6. Urocza głupota i koszmarny pech Jasona Stackhouse'a. Postacią, która wypowiada zdecydowanie najzabawniejsze teksty, jest Pam, ale najbardziej rozbraja mnie Jason. Bezgraniczna głupota i jeszcze większy pech (zwłaszcza do kobiet) w innym serialu już dawno by sprawdziły na bohatera jakieś straszne nieszczęście, a może nawet śmierć. Ale nie tutaj! W "TB" Jason, choć go już gwałcono, zjadano żywcem i prano na różne sposoby jego malutki mózg, ma się w gruncie rzeczy całkiem dobrze. Oby tak już pozostało do końca.
7. Słodki rudzielec Jessica Hamby.
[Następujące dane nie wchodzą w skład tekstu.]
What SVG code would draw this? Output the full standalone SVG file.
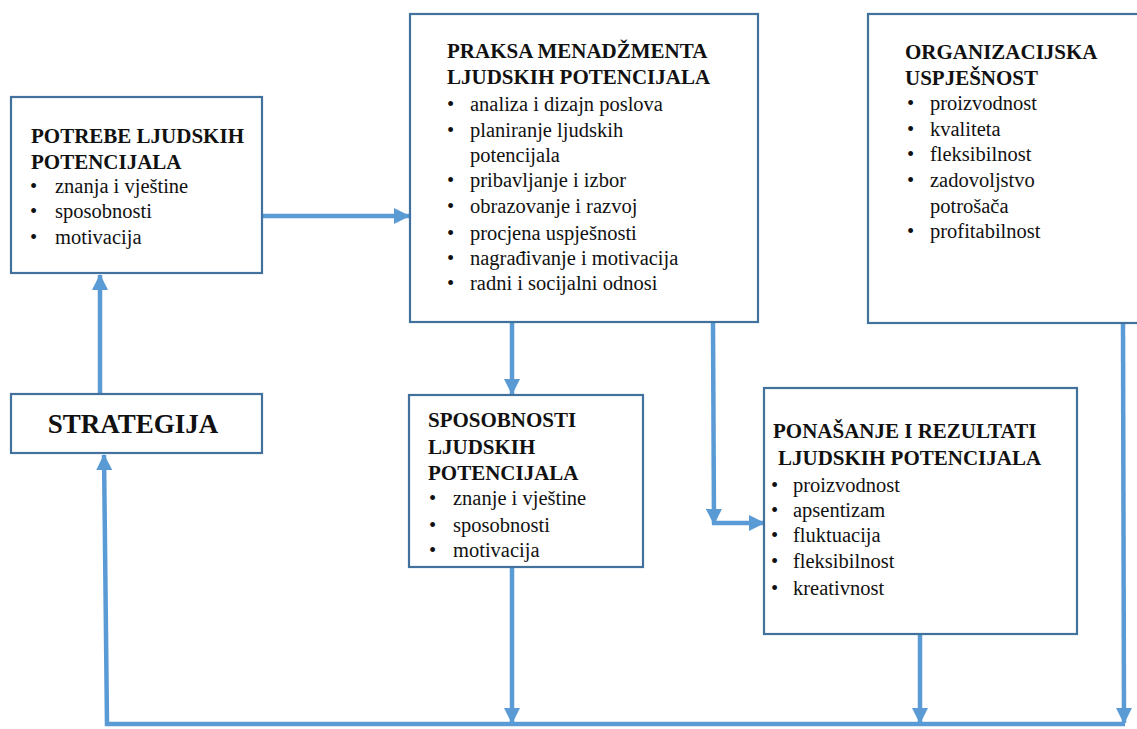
<svg xmlns="http://www.w3.org/2000/svg" width="1137" height="729" viewBox="0 0 1137 729">
<style>
.box{fill:#fff;stroke:#41719C;stroke-width:2.2}
.t{font-family:'Liberation Serif','Tinos','Times New Roman','DejaVu Serif',serif;font-weight:bold;font-size:21px;fill:#111}
.b{font-family:'Liberation Serif','Tinos','Times New Roman','DejaVu Serif',serif;font-size:20.5px;fill:#111}
.c{fill:none;stroke:#5B9BD5;stroke-width:4.5}
</style>
<defs>
<marker id="ah" markerUnits="userSpaceOnUse" markerWidth="16" markerHeight="16" refX="15" refY="8" orient="auto" viewBox="0 0 16 16">
<path d="M0,0 L16,8 L0,16 z" fill="#5B9BD5"/>
</marker>
</defs>
<g id="connectors">
<path class="c" d="M262,216 L409,216" marker-end="url(#ah)"/>
<path class="c" d="M100,394 L100,275" marker-end="url(#ah)"/>
<path class="c" d="M1125,724 L107,724 L104,455" marker-end="url(#ah)"/>
<path class="c" d="M512,323 L512,394" marker-end="url(#ah)"/>
<path class="c" d="M512,568 L512,723" marker-end="url(#ah)"/>
<path class="c" d="M713,323 L714,524" marker-end="url(#ah)"/>
<path class="c" d="M712,523 L764,523" marker-end="url(#ah)"/>
<path class="c" d="M920,635 L920,723" marker-end="url(#ah)"/>
<path class="c" d="M1123,324 L1124,723" marker-end="url(#ah)"/>
</g>
<g id="potrebe">
<rect class="box" x="11" y="97" width="251" height="176"/>
<text class="t" x="31" y="143">POTREBE LJUDSKIH</text>
<text class="t" x="31" y="169">POTENCIJALA</text>
<text class="b" x="30" y="193">•</text><text class="b" x="55" y="193">znanja i vještine</text>
<text class="b" x="30" y="218">•</text><text class="b" x="55" y="218">sposobnosti</text>
<text class="b" x="30" y="244">•</text><text class="b" x="55" y="244">motivacija</text>
</g>
<g id="praksa">
<rect class="box" x="410" y="14" width="348" height="308"/>
<text class="t" x="447" y="58">PRAKSA MENADŽMENTA</text>
<text class="t" x="447" y="84">LJUDSKIH POTENCIJALA</text>
<text class="b" x="447" y="111">•</text><text class="b" x="470" y="111">analiza i dizajn poslova</text>
<text class="b" x="447" y="137">•</text><text class="b" x="470" y="137">planiranje ljudskih</text>
<text class="b" x="470" y="162">potencijala</text>
<text class="b" x="447" y="187">•</text><text class="b" x="470" y="187">pribavljanje i izbor</text>
<text class="b" x="447" y="213">•</text><text class="b" x="470" y="213">obrazovanje i razvoj</text>
<text class="b" x="447" y="240">•</text><text class="b" x="470" y="240">procjena uspješnosti</text>
<text class="b" x="447" y="265">•</text><text class="b" x="470" y="265">nagrađivanje i motivacija</text>
<text class="b" x="447" y="290">•</text><text class="b" x="470" y="290">radni i socijalni odnosi</text>
</g>
<g id="organizacijska">
<rect class="box" x="868" y="14" width="285" height="309"/>
<text class="t" x="905" y="59">ORGANIZACIJSKA</text>
<text class="t" x="905" y="85">USPJEŠNOST</text>
<text class="b" x="907" y="110">•</text><text class="b" x="930" y="110">proizvodnost</text>
<text class="b" x="907" y="136">•</text><text class="b" x="930" y="136">kvaliteta</text>
<text class="b" x="907" y="161">•</text><text class="b" x="930" y="161">fleksibilnost</text>
<text class="b" x="907" y="187">•</text><text class="b" x="930" y="187">zadovoljstvo</text>
<text class="b" x="930" y="213">potrošača</text>
<text class="b" x="907" y="238">•</text><text class="b" x="930" y="238">profitabilnost</text>
</g>
<g id="strategija">
<rect class="box" x="11" y="394" width="251" height="59"/>
<text class="t" x="133" y="433" text-anchor="middle" style="font-size:27px">STRATEGIJA</text>
</g>
<g id="sposobnosti">
<rect class="box" x="409" y="395" width="234" height="172"/>
<text class="t" x="428" y="427">SPOSOBNOSTI</text>
<text class="t" x="428" y="454">LJUDSKIH</text>
<text class="t" x="428" y="480">POTENCIJALA</text>
<text class="b" x="429" y="505">•</text><text class="b" x="453" y="505">znanje i vještine</text>
<text class="b" x="429" y="532">•</text><text class="b" x="453" y="532">sposobnosti</text>
<text class="b" x="429" y="557">•</text><text class="b" x="453" y="557">motivacija</text>
</g>
<g id="ponasanje">
<rect class="box" x="764" y="388" width="313" height="246"/>
<text class="t" x="773" y="438">PONAŠANJE I REZULTATI</text>
<text class="t" x="778" y="465">LJUDSKIH POTENCIJALA</text>
<text class="b" x="771" y="492">•</text><text class="b" x="793" y="492">proizvodnost</text>
<text class="b" x="771" y="517">•</text><text class="b" x="793" y="517">apsentizam</text>
<text class="b" x="771" y="542">•</text><text class="b" x="793" y="542">fluktuacija</text>
<text class="b" x="771" y="568">•</text><text class="b" x="793" y="568">fleksibilnost</text>
<text class="b" x="771" y="595">•</text><text class="b" x="793" y="595">kreativnost</text>
</g>
</svg>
Ulubienica wszystkich moich redakcyjnych kolegów i moja w gruncie rzeczy też. Nie pamiętam już co prawda, kiedy śliczna Jess miała jakikolwiek sensowny wątek, ale nie to jest najważniejsze. Ważne, żeby była na ekranie i od czasu do czasu uśmiechnęła się do nas.
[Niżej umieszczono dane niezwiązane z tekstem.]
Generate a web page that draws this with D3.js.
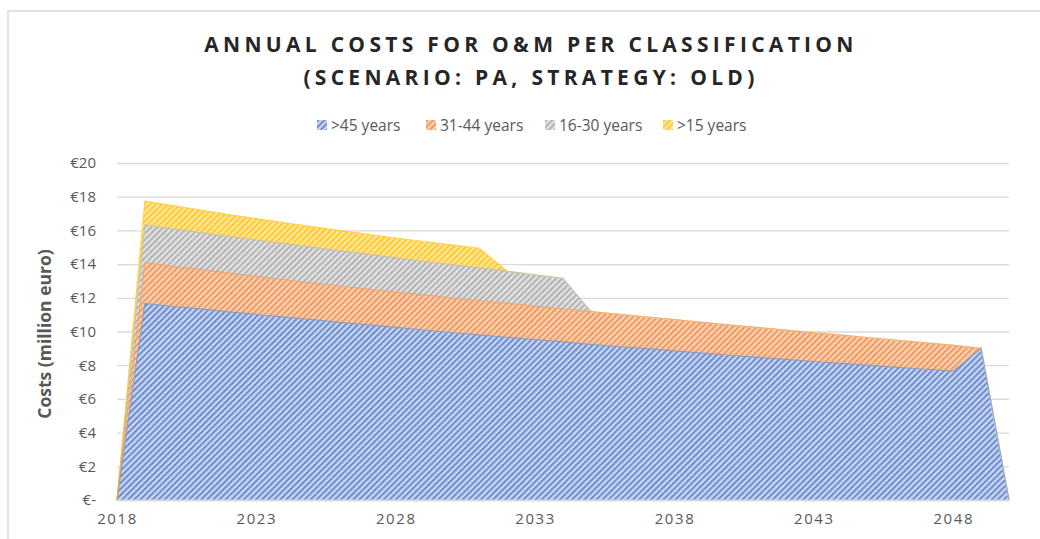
<!DOCTYPE html>
<html>
<head>
<meta charset="utf-8">
<script src="https://cdn.jsdelivr.net/npm/d3@7"></script>
<style>
  body { margin: 0; background: #fff; }
  text { font-family: 'Open Sans', 'Liberation Sans', sans-serif; }
</style>
</head>
<body>
<svg></svg>
<script>
// chart size and plot area
var width = 1040;
var height = 539;
var padding = {
  top: 163,
  right: 31,
  bottom: 39,
  left: 117
}

// data (million euro)
var years = [2018, 2019, 2020, 2021, 2022, 2023, 2024, 2025, 2026, 2027, 2028,
  2029, 2030, 2031, 2032, 2033, 2034, 2035, 2036, 2037, 2038,
  2039, 2040, 2041, 2042, 2043, 2044, 2045, 2046, 2047, 2048, 2049, 2050];
var over45 = [0, 11.67, 11.50, 11.34, 11.17, 11.01, 10.85, 10.70, 10.54, 10.39, 10.24,
  10.09, 9.94, 9.80, 9.66, 9.52, 9.38, 9.24, 9.11, 8.98, 8.85,
  8.72, 8.59, 8.47, 8.35, 8.22, 8.11, 7.99, 7.87, 7.76, 7.65, 9.00, 0];
var y31to44 = [0, 2.41, 2.37, 2.33, 2.29, 2.26, 2.22, 2.19, 2.16, 2.13, 2.10,
  2.08, 2.06, 2.04, 2.02, 1.99, 1.97, 1.94, 1.91, 1.88, 1.85,
  1.82, 1.79, 1.76, 1.73, 1.70, 1.67, 1.64, 1.61, 1.57, 1.53, 0, 0];
var y16to30 = [0, 2.24, 2.22, 2.20, 2.18, 2.16, 2.14, 2.12, 2.09, 2.06, 2.03,
  2.00, 1.97, 1.94, 1.90, 1.85, 1.81, 0, 0, 0, 0,
  0, 0, 0, 0, 0, 0, 0, 0, 0, 0, 0, 0];
var under15 = [0, 1.42, 1.38, 1.34, 1.30, 1.27, 1.24, 1.21, 1.20, 1.19, 1.18,
  1.17, 1.17, 1.16, 0, 0, 0, 0, 0, 0, 0,
  0, 0, 0, 0, 0, 0, 0, 0, 0, 0, 0, 0];

var seriesNames = ['>45 years', '31-44 years', '16-30 years', '>15 years'];
var seriesKeys = ['a', 'b', 'c', 'd'];
var xTicks = [2018, 2023, 2028, 2033, 2038, 2043, 2048];
var yTicks = [0, 2, 4, 6, 8, 10, 12, 14, 16, 18, 20];

// colours: [stripe, background, edge]
var colors = {
  a: ['#6d8dcf', '#c9d6ef', '#4472c4'],
  b: ['#f0995d', '#f9d2b6', '#ed7d31'],
  c: ['#b3b3b3', '#e2e2e2', '#a5a5a5'],
  d: ['#ffca2c', '#ffe7a0', '#ffc000']
}

var table = years.map(function(yr, i) {
  return { year: yr, a: over45[i], b: y31to44[i], c: y16to30[i], d: under15[i] };
});

var svg = d3.select('svg')
  .attr('width', width)
  .attr('height', height);

// hatch patterns
var defs = svg.append('defs');
seriesKeys.forEach(function(k) {
  var p = defs.append('pattern')
    .attr('id', 'hatch-' + k)
    .attr('patternUnits', 'userSpaceOnUse')
    .attr('width', 4.3)
    .attr('height', 4.3)
    .attr('patternTransform', 'rotate(45)');
  p.append('rect').attr('width', 4.3).attr('height', 4.3).attr('fill', colors[k][1]);
  p.append('rect').attr('width', 2).attr('height', 4.3).attr('fill', colors[k][0]);
});

// outer border of the chart
svg.append('rect')
  .attr('x', 8)
  .attr('y', 11)
  .attr('width', 1100)
  .attr('height', 600)
  .attr('fill', 'none')
  .attr('stroke', '#d9d9d9')
  .attr('stroke-width', 1.5);

var xScale = d3.scaleLinear()
  .domain([2018, 2050])
  .range([padding.left, width - padding.right]);

var yScale = d3.scaleLinear()
  .domain([0, 20])
  .range([height - padding.bottom, padding.top]);

// gridlines
var grid = d3.axisLeft(yScale)
  .tickValues(yTicks)
  .tickSize(-(width - padding.right - padding.left))
  .tickFormat('');

svg.append('g')
  .attr('transform', 'translate(' + padding.left + ',0)')
  .call(grid)
  .call(g => g.select('.domain').remove())
  .selectAll('line')
    .attr('stroke', '#d9d9d9')
    .attr('stroke-width', 1.3);

// stacked areas
var stack = d3.stack().keys(seriesKeys);
var layers = stack(table);

var area = d3.area()
  .x(d => xScale(d.data.year))
  .y0(d => yScale(d[0]))
  .y1(d => yScale(d[1]));

svg.append('g')
  .selectAll('path')
  .data(layers)
  .enter()
  .append('path')
    .attr('d', area)
    .attr('fill', d => 'url(#hatch-' + d.key + ')')
    .attr('stroke', d => colors[d.key][1])
    .attr('stroke-width', 0.6);

// top edge of each band, only where the band has some thickness
function thick(layer, i) {
  var t = j => (layer[j] ? layer[j][1] - layer[j][0] : 0);
  return t(i) > 0 || t(i - 1) > 0 || t(i + 1) > 0;
}

svg.append('g')
  .selectAll('path')
  .data(layers)
  .enter()
  .append('path')
    .attr('d', layer => d3.line()
      .defined((d, i) => thick(layer, i))
      .x(d => xScale(d.data.year))
      .y(d => yScale(d[1]))(layer))
    .attr('fill', 'none')
    .attr('stroke', d => colors[d.key][2])
    .attr('stroke-opacity', 0.55)
    .attr('stroke-width', 1.2);

// y axis labels
var yAxis = d3.axisLeft(yScale)
  .tickValues(yTicks)
  .tickSize(0)
  .tickPadding(21)
  .tickFormat(d => d === 0 ? '€-' : '€' + d);

svg.append('g')
  .attr('transform', 'translate(' + padding.left + ',0)')
  .call(yAxis)
  .call(g => g.select('.domain').remove())
  .selectAll('text')
    .style('font-size', '15px')
    .style('font-family', "'Open Sans', sans-serif")
    .attr('fill', '#595959');

// x axis
var xAxis = d3.axisBottom(xScale)
  .tickValues(xTicks)
  .tickSize(0)
  .tickPadding(13)
  .tickFormat(d3.format('d'));

svg.append('g')
  .attr('transform', 'translate(0,' + (height - padding.bottom) + ')')
  .call(xAxis)
  .call(g => g.select('.domain').attr('stroke', '#d9d9d9').attr('stroke-width', 1.3))
  .selectAll('text')
    .style('font-size', '15px')
    .style('font-family', "'Open Sans', sans-serif")
    .style('letter-spacing', '1.6px')
    .attr('fill', '#595959');

// y axis title
svg.append('text')
  .attr('transform', 'translate(51,334) rotate(-90)')
  .attr('text-anchor', 'middle')
  .style('font-size', '17.5px')
  .style('font-weight', 'bold')
  .attr('fill', '#595959')
  .text('Costs (million euro)');

// title
var title = svg.append('text')
  .attr('text-anchor', 'middle')
  .style('font-size', '21px')
  .style('font-weight', 'bold')
  .style('letter-spacing', '4.3px')
  .attr('fill', '#262626');
title.append('tspan').attr('x', 531).attr('y', 52).text('ANNUAL COSTS FOR O&M PER CLASSIFICATION');
title.append('tspan').attr('x', 531).attr('y', 85).text('(SCENARIO: PA, STRATEGY: OLD)');

// legend
var legendX = [317, 426, 545, 663];
var legend = svg.append('g')
  .selectAll('g')
  .data(seriesKeys)
  .enter()
  .append('g')
    .attr('transform', (d, i) => 'translate(' + legendX[i] + ',120)');

legend.append('rect')
  .attr('width', 10)
  .attr('height', 10)
  .attr('fill', d => 'url(#hatch-' + d + ')');

legend.append('text')
  .attr('x', 14)
  .attr('y', 10.5)
  .style('font-size', '15.5px')
  .attr('fill', '#595959')
  .text((d, i) => seriesNames[i]);
</script>
</body>
</html>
8. Szalony seks we wszelkich możliwych konfiguracjach. Można doszukiwać się w "True Blood", czego się tylko chce: dobrze napisanych bohaterów, wciągającej fabuły, klimatu etc. Ale czy oglądalibyśmy ten serial, gdyby nie było w nim tyle seksu? Wampiry, wilkołaki, wróżki, zmiennokształtni i ludzie bzykają się ze sobą radośnie niemal w każdym odcinku, we wszelkich możliwych konfiguracjach. Gołe tyłki, muskularne klaty i jędrne piersi migają widzowi przed oczami na tyle często, że zapomina o wadach serialu i ogląda dalej. Bo zalety, trzeba przyznać, są całkiem miłe dla oka.